WHAT TO PRODUCE → Transcribe all of the material exactly, except for its pictures.

AVAILABLE DATA →
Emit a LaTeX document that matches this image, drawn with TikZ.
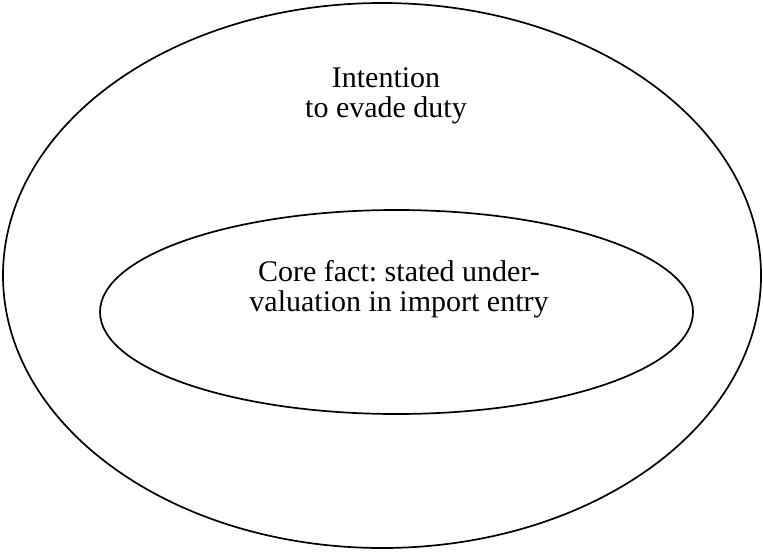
\documentclass[tikz,border=0pt]{standalone}
\usepackage{fontspec}
\setmainfont{Liberation Serif}
\usetikzlibrary{shapes.geometric}
\tikzset{
  ring/.style={draw, ellipse, line width=0.85pt, inner sep=0pt},
  caption/.style={align=center, font=\fontsize{15}{15}\selectfont\frenchspacing, inner sep=0pt},
}

\begin{document}
\begin{tikzpicture}[x=0.5pt, y=-0.5pt]
  \useasboundingbox (0,0) rectangle (763,551);

  \node[ring, minimum width=379pt, minimum height=272.5pt] (outer) at (382,275.5) {};
  \node[ring, minimum width=296.5pt, minimum height=102pt] (inner) at (396.5,312) {};

  \node[caption] (intent) at (386,96) {Intention\\to evade duty};
  \node[caption] (core) at (399,289.5) {Core fact: stated under-\\valuation in import entry};
\end{tikzpicture}
\end{document}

ANSWER TO THE PROBLEM →
Emit a LaTeX document that matches this image, drawn with TikZ.
\documentclass[tikz,border=0pt]{standalone}
\usepackage{fontspec}
\setmainfont{Liberation Serif}
\usetikzlibrary{shapes.geometric}
\tikzset{
  ring/.style={draw, ellipse, line width=0.85pt, inner sep=0pt},
  caption/.style={align=center, font=\fontsize{15}{15}\selectfont\frenchspacing, inner sep=0pt},
}

\begin{document}
\begin{tikzpicture}[x=0.5pt, y=-0.5pt]
  \useasboundingbox (0,0) rectangle (763,551);

  \node[ring, minimum width=379pt, minimum height=272.5pt] (outer) at (382,275.5) {};
  \node[ring, minimum width=296.5pt, minimum height=102pt] (inner) at (396.5,312) {};

  \node[caption] (intent) at (386,96) {Intention\\to evade duty};
  \node[caption] (core) at (399,289.5) {Core fact: stated under-\\valuation in import entry};
\end{tikzpicture}
\end{document}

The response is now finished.